Nos lendemains
L'année de mes 30 ans aura donc été celle où j'ai le plus pleuré. Et pourtant, il s'agit sans aucun doute de la plus fantastique que j'ai traversée jusqu'ici.
S'il existait un compteur d'eau pouvant quantifier l'afflux de larmes qui ont coulé de mes yeux, j'aurais bon espoir de figurer l'an prochain dans le grand livre des records Guiness. Pas nécessairement à titre de braillard de l'année 2010, mais bien en tant qu'homme pour qui la vie aura été la plus cool et la plus émouvante.
Ouep… Plutôt spécial d'écrire ces lignes quand on a toujours carburé au cynisme et au nihilisme.
Au cours des derniers jours, je me suis adonné à l'exercice classique d'introspection de fin d'année et j'en suis arrivé à un constat plutôt déroutant: finalement, la vie, c'est pas toujours poche.
En fait, certains me trouveront bien superficiel, mais ma plus grande déception de 2010 a été la saison finale de Lost. C'est vous dire à quel point les soucis m'ont crissé patience cette année. Pendant près de six ans, j'ai harcelé tous mes amis en leur répétant religieusement que Lost était la quintessence de la culture populaire. Je repense à tous ces moments où, avec ma blonde, on se laissait aller à diverses théories quant aux nombreuses intrigues semées tout au long de cette série télévisée. Je me revois en train de lire tous ces classiques de la littérature auxquels Lost faisait allusion. Et enfin, je me rappelle douloureusement le sentiment de dégoût qui m'a envahi lors du visionnement du dernier épisode. Mais bon, ça m'aura au moins fait lire Sa Majesté des mouches.
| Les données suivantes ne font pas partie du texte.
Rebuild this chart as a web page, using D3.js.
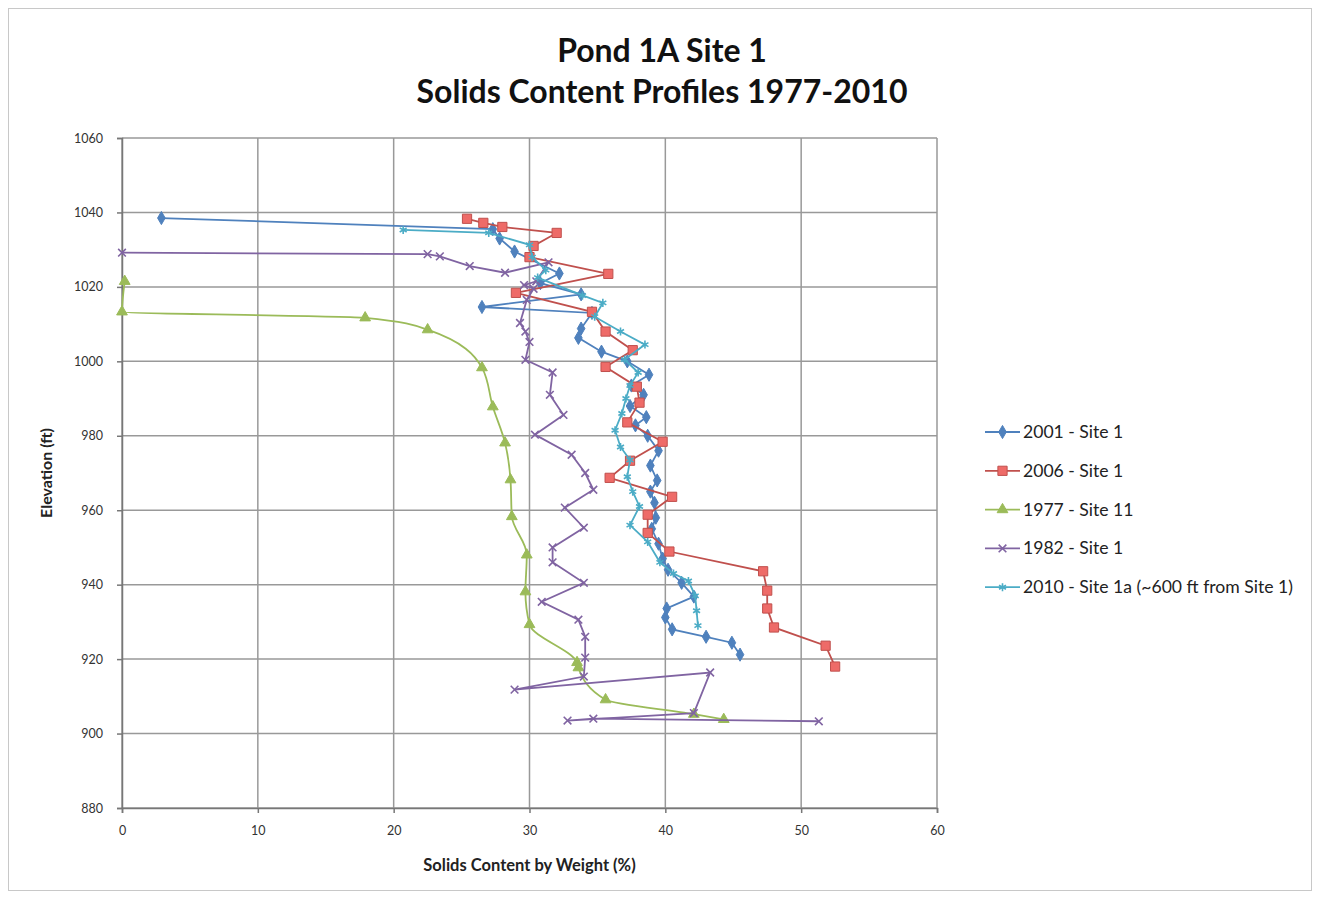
<!DOCTYPE html>
<html>
<head>
  <meta charset="utf-8">
  <title>Pond 1A Site 1 - Solids Content Profiles</title>
  <script src="https://d3js.org/d3.v7.min.js"></script>
  <style>
    body { margin: 0; background: #fff; }
    svg { display: block; font-family: Lato, "Open Sans", sans-serif; }
  </style>
</head>
<body>
  <svg width="1320" height="899"></svg>

  <script>
    // data: [solids %, elevation ft]
    const s2001 = [[2.9,1038.5],[27.3,1035.5],[27.8,1033],[28.9,1029.5],[32.2,1023.6],[30.8,1021],[33.8,1018],
      [26.5,1014.6],[34.6,1013],[33.8,1008.8],[33.6,1006.3],[35.3,1002.6],[37.2,1000],[38.8,996.4],[37.5,993.5],
      [38.4,991],[37.4,988],[38.6,985],[37.8,982.8],[38.7,980],[39.5,976],[38.9,972],[39.4,968],[38.9,965],
      [39.2,962],[39.3,958],[39.0,955],[39.5,951],[39.8,947],[40.2,944],[41.2,940.5],[42.1,936.8],[40.1,933.6],
      [40.0,931.2],[40.5,928],[43.0,926],[44.9,924.4],[45.5,921.2]];
    const s2006 = [[25.4,1038.3],[26.6,1037.2],[28.0,1036.1],[32.0,1034.5],[30.3,1031],[30.0,1028],[35.8,1023.5],
      [29.0,1018.4],[34.6,1013.3],[35.6,1008],[37.6,1003],[35.6,998.5],[37.9,993.2],[38.1,988.9],[37.2,983.6],
      [39.8,978.4],[37.4,973.3],[35.9,968.7],[40.5,963.6],[38.7,958.8],[38.7,953.9],[40.3,948.9],[47.2,943.6],
      [47.5,938.4],[47.5,933.6],[48.0,928.5],[51.8,923.6],[52.5,918]];
    const s1977 = [[0.2,1021.5],[0,1013.3],[17.9,1011.7],[22.5,1008.5],[26.5,998.3],[27.3,987.8],[28.2,978.1],
      [28.6,968.2],[28.7,958.3],[29.8,948],[29.7,938.1],[30.0,929.3],[33.5,919.1],[33.6,917.7],[35.6,909.1],
      [42.1,905.2],[44.3,903.8]];
    const s1982 = [[0,1029.2],[22.5,1028.8],[23.4,1028.2],[25.6,1025.6],[28.2,1023.8],[31.4,1026.6],[30.5,1021.5],
      [29.6,1020.5],[30.3,1019.5],[29.8,1016.5],[29.3,1010.3],[29.7,1008],[30.0,1005.2],[29.7,1000.4],[31.7,997],
      [31.5,991],[32.5,985.6],[30.4,980.3],[33.1,974.9],[34.1,970],[34.7,965.5],[32.6,960.7],[34.0,955.3],
      [31.7,950],[31.7,946],[34.0,940.5],[30.9,935.4],[33.6,930.6],[34.1,926],[34.1,920.4],[34.0,915.3],
      [28.9,911.8],[43.3,916.4],[42.1,905.5],[32.8,903.5],[34.7,904],[51.3,903.3]];
    const s2010 = [[20.7,1035.3],[27.0,1034.5],[30.0,1031.3],[30.2,1028],[31.2,1024.5],[30.6,1022.5],[33.9,1017.7],
      [35.4,1015.7],[34.8,1012],[36.7,1008],[38.5,1004.5],[37.0,1000.5],[38.0,997],[37.4,993.5],[37.1,990],
      [36.8,986],[36.3,981.5],[36.7,977],[37.4,973.5],[37.2,969],[37.6,965],[38.1,961],[37.4,956],[38.7,951.5],
      [39.6,946],[40.6,943],[41.7,941],[42.2,937],[42.3,933],[42.4,929]];

    const seriesNames = ["2001 - Site 1", "2006 - Site 1", "1977 - Site 11", "1982 - Site 1",
      "2010 - Site 1a (~600 ft from Site 1)"];
    const seriesValues = [s2001, s2006, s1977, s1982, s2010];
    const xTicks = [0, 10, 20, 30, 40, 50, 60];
    const yTicks = [880, 900, 920, 940, 960, 980, 1000, 1020, 1040, 1060];

    const styles = [
      { color: "#4F81BD", fill: "#4F81BD", symbol: d3.symbolDiamond, size: 50, curve: d3.curveLinear },
      { color: "#C0504D", fill: "#EE6B68", symbol: d3.symbolSquare, size: 85, curve: d3.curveLinear },
      { color: "#9BBB59", fill: "#9BBB59", symbol: d3.symbolTriangle, size: 50, curve: d3.curveMonotoneY },
      { color: "#8064A2", fill: "none", symbol: d3.symbolX, size: 40, curve: d3.curveLinear },
      { color: "#4BACC6", fill: "none", symbol: d3.symbolAsterisk, size: 45, curve: d3.curveLinear }
    ];

    const svg = d3.select("svg");

    // outer frame
    svg.append("rect")
      .attr("x", 8.5).attr("y", 8.5).attr("width", 1303).attr("height", 882)
      .attr("fill", "#fff").attr("stroke", "#c8c8c8");

    const x = d3.scaleLinear().domain([0, 60]).range([122, 937]);
    const y = d3.scaleLinear().domain([880, 1060]).range([808, 138]);

    // gridlines
    const grid = svg.append("g").attr("stroke", "#999").attr("stroke-width", 1.5);
    grid.selectAll(".gy").data(yTicks).join("line")
      .attr("x1", x(0)).attr("x2", x(60))
      .attr("y1", d => y(d)).attr("y2", d => y(d));
    grid.selectAll(".gx").data(xTicks).join("line")
      .attr("y1", y(880)).attr("y2", y(1060))
      .attr("x1", d => x(d)).attr("x2", d => x(d));

    // axes
    const xAxis = svg.append("g")
      .attr("transform", `translate(0,${y(880)})`)
      .call(d3.axisBottom(x).tickValues(xTicks).tickSize(5).tickPadding(13).tickFormat(d3.format("d")));
    const yAxis = svg.append("g")
      .attr("transform", `translate(${x(0)},0)`)
      .call(d3.axisLeft(y).tickValues(yTicks).tickSize(5).tickPadding(14).tickFormat(d3.format("d")));
    [xAxis, yAxis].forEach(a => {
      a.select(".domain").attr("stroke", "#777").attr("stroke-width", 1.5);
      a.selectAll(".tick line").attr("stroke", "#777").attr("stroke-width", 1.5);
      a.selectAll("text").attr("font-size", 12.5).attr("fill", "#333")
        .attr("font-family", "Lato, sans-serif");
    });

    // series
    const plot = svg.append("g");
    seriesValues.forEach((vals, i) => {
      const st = styles[i];
      const line = d3.line().x(d => x(d[0])).y(d => y(d[1])).curve(st.curve);
      plot.append("path")
        .attr("d", line(vals))
        .attr("fill", "none")
        .attr("stroke", st.color)
        .attr("stroke-width", 1.8);
      plot.append("g").selectAll("path").data(vals).join("path")
        .attr("transform", d => `translate(${x(d[0])},${y(d[1])})`)
        .attr("d", d3.symbol(st.symbol, st.size))
        .attr("fill", st.fill)
        .attr("stroke", st.color)
        .attr("stroke-width", st.fill === "none" ? 1.6 : 1);
    });

    // titles
    const title = svg.append("text")
      .attr("text-anchor", "middle")
      .attr("font-weight", "bold").attr("font-size", 32).attr("fill", "#111");
    title.append("tspan").attr("x", 662).attr("y", 62).text("Pond 1A Site 1");
    title.append("tspan").attr("x", 662).attr("y", 103).text("Solids Content Profiles 1977-2010");

    svg.append("text")
      .attr("x", (x(0) + x(60)) / 2).attr("y", 871)
      .attr("text-anchor", "middle").attr("font-weight", "bold").attr("font-size", 16.5)
      .attr("fill", "#222")
      .text("Solids Content by Weight (%)");
    svg.append("text")
      .attr("transform", `translate(52,${(y(880) + y(1060)) / 2}) rotate(-90)`)
      .attr("text-anchor", "middle").attr("font-weight", "bold").attr("font-size", 16)
      .attr("fill", "#222")
      .text("Elevation (ft)");

    // legend
    const legend = svg.append("g");
    seriesNames.forEach((name, i) => {
      const st = styles[i];
      const ly = 432 + i * 38.8;
      const item = legend.append("g");
      item.append("line")
        .attr("x1", 985).attr("x2", 1020).attr("y1", ly).attr("y2", ly)
        .attr("stroke", st.color).attr("stroke-width", 1.8);
      item.append("path")
        .attr("transform", `translate(1002.5,${ly})`)
        .attr("d", d3.symbol(st.symbol, st.size))
        .attr("fill", st.fill).attr("stroke", st.color)
        .attr("stroke-width", st.fill === "none" ? 1.6 : 1);
      item.append("text")
        .attr("x", 1023).attr("y", ly + 6)
        .attr("font-size", 17.6).attr("fill", "#222")
        .text(name);
    });
  </script>
</body>
</html>
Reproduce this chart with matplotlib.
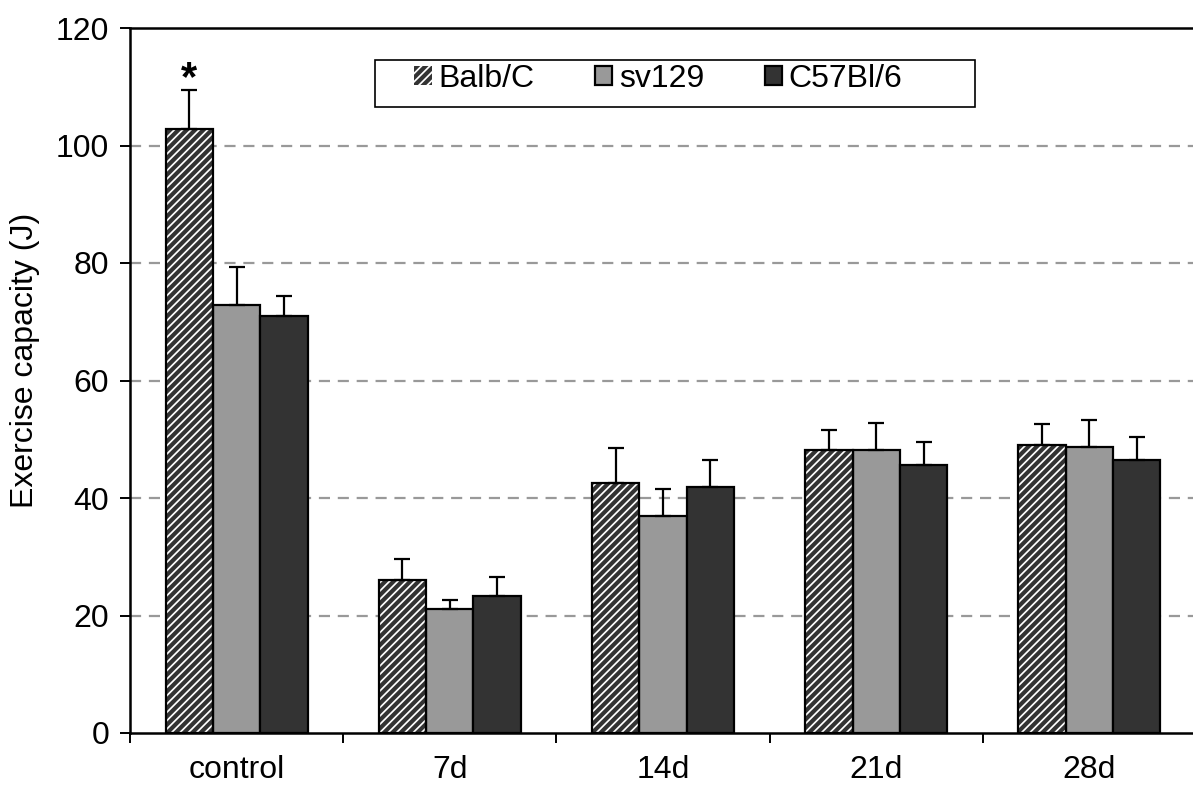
import matplotlib.pyplot as plt
from matplotlib.patches import Rectangle
import numpy as np

plt.rcParams['font.family'] = ['Liberation Sans', 'DejaVu Sans']
plt.rcParams['hatch.linewidth'] = 3.0

groups = ['control', '7d', '14d', '21d', '28d']
strains = ['Balb/C', 'sv129', 'C57Bl/6']
balb = [102.8, 26.0, 42.6, 48.2, 49.0]
balb_err = [6.6, 3.6, 5.9, 3.3, 3.6]
sv129 = [72.9, 21.1, 37.0, 48.2, 48.7]
sv129_err = [6.5, 1.6, 4.5, 4.6, 4.6]
c57 = [71.0, 23.3, 41.8, 45.6, 46.4]
c57_err = [3.4, 3.3, 4.7, 3.9, 4.0]

fig = plt.figure(figsize=(11.93, 7.88), dpi=100)
ax = fig.add_axes([130 / 1193, 55 / 788, 1066 / 1193, 705 / 788])

x = np.arange(len(groups)) + 0.5
w = 0.222
err_kw = dict(ecolor='black', elinewidth=1.6, capsize=6, capthick=1.6)

ax.bar(x - w, balb, w, yerr=[np.zeros(5), balb_err], color='white',
       edgecolor='#333333', hatch='////', linewidth=0, error_kw=err_kw,
       label=strains[0], zorder=3)
ax.bar(x - w, balb, w, fill=False, edgecolor='black', linewidth=1.6, zorder=4)
ax.bar(x, sv129, w, yerr=[np.zeros(5), sv129_err], color='#999999',
       edgecolor='black', linewidth=1.6, error_kw=err_kw, label=strains[1], zorder=3)
ax.bar(x + w, c57, w, yerr=[np.zeros(5), c57_err], color='#333333',
       edgecolor='black', linewidth=1.6, error_kw=err_kw, label=strains[2], zorder=3)

# significance marker over the control Balb/C bar
ax.text(x[0] - w, balb[0] + balb_err[0] - 1.5, '*', ha='center', va='bottom',
        fontsize=30, fontweight='bold')

ax.set_ylim(0, 120)
ax.set_xlim(0, 5)
ax.set_yticks(range(0, 121, 20))
ax.set_xticks(x)
ax.set_xticklabels(groups)
ax.set_xticks(np.arange(0, 6), minor=True)
ax.tick_params(axis='x', which='major', length=0, pad=16, labelsize=23)
ax.tick_params(axis='x', which='minor', length=7, width=1.4, direction='out')
ax.tick_params(axis='y', length=7, width=1.4, direction='out', labelsize=23, pad=8)

for v in range(20, 120, 20):
    ax.axhline(v, color='#999999', linestyle=(0, (5, 3.5)), linewidth=1.6, zorder=1)

ax.spines['right'].set_visible(False)
for s in ['left', 'bottom', 'top']:
    ax.spines[s].set_linewidth(1.8)

ax.set_ylabel('Exercise capacity (J)', fontsize=23)
ax.yaxis.set_label_coords(-0.084, 0.529)

# legend entries without frame, then a plain box around them
leg = ax.legend(loc='upper left', bbox_to_anchor=(284 / 1066, 1 - 36 / 705), ncol=3,
                fontsize=23, frameon=False, handlelength=0.55,
                handleheight=0.55, handletextpad=0.2, columnspacing=1.9,
                borderpad=0, borderaxespad=0)
ax.add_patch(Rectangle((245 / 1066, 1 - 79 / 705), 600 / 1066, 47 / 705,
                       transform=ax.transAxes, facecolor='white', edgecolor='black',
                       linewidth=1.2, zorder=4.5))
leg.set_zorder(6)

plt.savefig('out.png', dpi=100)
C'est déjà pas mal.
Sinon, sans vouloir rendre personne jaloux, j'ai été plutôt chanceux en ce qui concerne mes consommations culturelles de 2010. Dans un monde idéal, j'aurais bien aimé voir tout ce qui s'est fait au cours de cette année riche en productions locales, mais les lois de la physique ne me l'ont pas toujours permis. Blâmons donc Einstein, qui aurait dû pousser un peu plus loin ses théories à propos du voyage dans le temps.
Heureusement, j'ai quand même pu profiter d'une faille temporelle afin d'assister à la délirante production des Clowns noirs intitulée Trac: ma vie en théâtrascope. À la fois brillante critique sociale et grosse farce poussée à son paroxysme, cette pièce conçue et interprétée par Patrice Leblanc m'a littéralement fait pleurer de rire. Le pari était risqué, car on se rappellera que Leblanc s'est impliqué dans de nombreux dossiers chauds de l'arène politique; il lui aurait donc été très facile de verser dans l'ouvre purement pamphlétaire. Bien entendu, Leblanc n'a épargné aucune de ses victimes favorites, mais il a su le faire de façon à ce que Ma vie en théâtrascope demeure avant tout une ouvre d'art. Comme quoi on peut passer des messages percutants même en n'ayant que des planches de bois comme partenaires de jeu.
Dans la catégorie de la reconversion la plus profitable de l'année 2010, il faut absolument souligner la mutation du groupe rock The Mockin' Birds. On voit rarement une formation mettre autant de sérieux dans son travail; d'ailleurs, le disque Spread Your Wings en fait foi. Voilà qu'au beau milieu d'été, le chanteur Max Desrosiers nous apprenait que la bande se produirait dorénavant sous le nom de Mordicus et qu'elle prenait un virage francophone. J'ai entendu les nouvelles pièces de Mordicus lors d'un concert presque clandestin cet été et, en toute sincérité, je considère avoir assisté à un grand moment. Il faut croire que je ne suis pas le seul à avoir ressenti cela, car le quatuor a réussi à se hisser jusqu'à la finale de la dernière édition du Festival international de la chanson de Granby. De plus, le public du Festival a élu sa pièce Radio active comme meilleure chanson. Bien que ce soit là une excellente nouvelle pour notre scène locale, elle n'est guère surprenante lorsqu'on connaît le don inouï que possède Mordicus pour créer ces satanées mélodies qui nous restent dans la tête.
J'ignore de quoi aura l'air 2011. C'est triste, mais je n'ai rien d'un Nostradamus. Toutefois, je souhaite à tous les artistes de la région qu'ils puissent créer et diffuser leurs ouvres dans la plus grande liberté qui soit. Je leur dois de bien beaux moments au cours de 2010. J'en dois aussi une quantité impossible à mon petit bonhomme d'à peine quelques mois. Je redécouvre à travers ses yeux le monde qui m'entoure, et malgré la mauvaise foi et les travers de l'Homme, je sais qu'il y aura toujours de la beauté dans nos lendemains.